The other day I was in the very back of a chicken bus with a teammate and a student. My teammate, Kayli, has type 1 diabetes which she has been a champ about this whole trip. However our student with full faith told her (in spanish) “you can’t have diabetes. Just pray and God will take it away”.
Now even just to think that takes a lot of faith but to say so takes even more. To say the least, this kid’s got faith. He also has the kindest heart.
Kayli went on to ask him to pray for her diabetes and his response entirely broke my heart in pieces.
“But I’m a sinner. I can’t.”
Now I can imagine that if my Father In The Sky heard His son say that he was unable to talk to Him because of his sin, it would break His heart even more than mine. By a lot.
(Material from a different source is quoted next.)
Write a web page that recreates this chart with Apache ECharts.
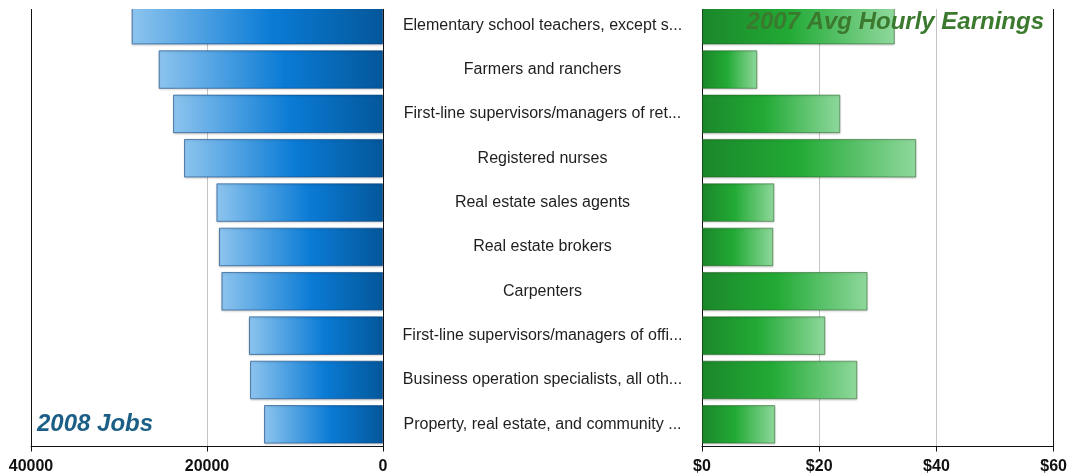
<!DOCTYPE html>
<html>
<head>
<meta charset="utf-8">
<script src="https://cdn.jsdelivr.net/npm/echarts@6/dist/echarts.min.js"></script>
<style>
  html, body { margin: 0; padding: 0; background: #fff; }
  #chart { width: 1070px; height: 476px; }
</style>
</head>
<body>
<div id="chart"></div>
<script>
// Occupations, top to bottom
const occupations = [
  'Elementary school teachers, except s...',
  'Farmers and ranchers',
  'First-line supervisors/managers of ret...',
  'Registered nurses',
  'Real estate sales agents',
  'Real estate brokers',
  'Carpenters',
  'First-line supervisors/managers of offi...',
  'Business operation specialists, all oth...',
  'Property, real estate, and community ...'
];

// 2008 jobs per occupation
const jobs2008 = [28560, 25490, 23860, 22610, 18930, 18640, 18360, 15230, 15110, 13520];

// 2007 average hourly earnings, dollars
const hourly2007 = [32.9, 9.44, 23.6, 36.55, 12.34, 12.17, 28.25, 21.04, 26.5, 12.5];

// Axis extents and tick steps
const jobsAxis = { min: 0, max: 40000, step: 20000 };
const wageAxis = { min: 0, max: 60, step: 20 };

const FONT = '"Liberation Sans", Arial, Helvetica, sans-serif';
const AXIS_BLACK = '#111';
const GRID_GRAY = '#c4c4c4';

const chart = echarts.init(document.getElementById('chart'), null, { renderer: 'canvas' });

const tickLabel = {
  fontFamily: FONT, fontSize: 16, fontWeight: 'bold', color: '#111', margin: 12
};

const blueFill = new echarts.graphic.LinearGradient(0, 0, 1, 0, [
  { offset: 0, color: '#8dc4ee' },
  { offset: 0.56, color: '#0a7bd5' },
  { offset: 1, color: '#04579a' }
]);
const greenFill = new echarts.graphic.LinearGradient(0, 0, 1, 0, [
  { offset: 0, color: '#1b872a' },
  { offset: 0.45, color: '#22aa35' },
  { offset: 1, color: '#8fd89c' }
]);

const edgeLine = (show) => ({ show: show, lineStyle: { color: AXIS_BLACK, width: 1 } });

const option = {
  animation: false,
  backgroundColor: '#fff',
  title: [
    {
      text: '2008 Jobs',
      left: 32, top: 407,
      textStyle: { fontFamily: FONT, fontSize: 24, fontWeight: 'bold', fontStyle: 'italic', color: '#1b5f86' }
    },
    {
      text: '2007 Avg Hourly Earnings',
      right: 21, top: 5,
      textStyle: { fontFamily: FONT, fontSize: 24, fontWeight: 'bold', fontStyle: 'italic', color: '#3b7a2e' }
    }
  ],
  grid: [
    { left: 31, right: 687, top: 3, bottom: 29.5, containLabel: false },
    { left: 702, right: 16, top: 3, bottom: 29.5, containLabel: false }
  ],
  xAxis: [
    {
      type: 'value', gridIndex: 0, inverse: true,
      min: jobsAxis.min, max: jobsAxis.max, interval: jobsAxis.step,
      axisLine: edgeLine(true),
      axisTick: { show: true, length: 5, lineStyle: { color: AXIS_BLACK } },
      axisLabel: Object.assign({}, tickLabel, { formatter: (v) => String(v) }),
      splitLine: { show: true, lineStyle: { color: GRID_GRAY, width: 1 } }
    },
    {
      type: 'value', gridIndex: 1,
      min: wageAxis.min, max: wageAxis.max, interval: wageAxis.step,
      axisLine: edgeLine(true),
      axisTick: { show: true, length: 5, lineStyle: { color: AXIS_BLACK } },
      axisLabel: Object.assign({}, tickLabel, { formatter: (v) => '$' + v }),
      splitLine: { show: true, lineStyle: { color: GRID_GRAY, width: 1 } }
    }
  ],
  yAxis: [
    {
      type: 'category', gridIndex: 0, position: 'right', inverse: true,
      data: occupations,
      axisLine: edgeLine(true), axisTick: { show: false },
      axisLabel: {
        fontFamily: FONT, fontSize: 16, color: '#1e1e1e',
        align: 'center', margin: 159.5
      }
    },
    {
      type: 'category', gridIndex: 0, position: 'left', inverse: true,
      data: occupations,
      axisLine: edgeLine(true), axisTick: { show: false }, axisLabel: { show: false }
    },
    {
      type: 'category', gridIndex: 1, position: 'left', inverse: true,
      data: occupations,
      axisLine: edgeLine(true), axisTick: { show: false }, axisLabel: { show: false }
    },
    {
      type: 'category', gridIndex: 1, position: 'right', inverse: true,
      data: occupations,
      axisLine: edgeLine(true), axisTick: { show: false }, axisLabel: { show: false }
    }
  ],
  series: [
    {
      name: '2008 Jobs', type: 'bar',
      xAxisIndex: 0, yAxisIndex: 0,
      data: jobs2008,
      barCategoryGap: '13%',
      itemStyle: {
        color: blueFill,
        borderColor: 'rgba(15,70,130,0.6)', borderWidth: 1,
        shadowColor: 'rgba(0,0,0,0.18)', shadowBlur: 2, shadowOffsetY: 1
      }
    },
    {
      name: '2007 Avg Hourly Earnings', type: 'bar',
      xAxisIndex: 1, yAxisIndex: 2,
      data: hourly2007,
      barCategoryGap: '13%',
      itemStyle: {
        color: greenFill,
        borderColor: 'rgba(30,90,30,0.5)', borderWidth: 1,
        shadowColor: 'rgba(0,0,0,0.18)', shadowBlur: 2, shadowOffsetY: 1
      }
    }
  ],
  graphic: [
    {
      type: 'rect', z: 50, silent: true,
      shape: { x: 0, y: 0, width: 1070, height: 9 },
      style: { fill: '#fff' }
    }
  ]
};

chart.setOption(option);
</script>
</body>
</html>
We live in a world where shame and guilt control every inch of our beings. We live in a world where there is less shame in walking into a brothel than kneeling before the Lord in full vulnerability. When the world tells you you’re not good enough, 9 times out of 10 you’ll believe it. We’re told daily through media, strangers and those closest to us, to keep your mouth shut and keep it to yourself because whatever you’re feeling isn’t worth entering the world.
But the beauty of my God is that He says the exact opposite. He says that every feeling you have has value. He’s given you those thoughts. Not just that, but He wants to hear them. He wants to hear your crazy dreams and how your day went. He loves simply hearing your voice.
The fact that even one of His children feels they are unable to talk to Him is unbearable.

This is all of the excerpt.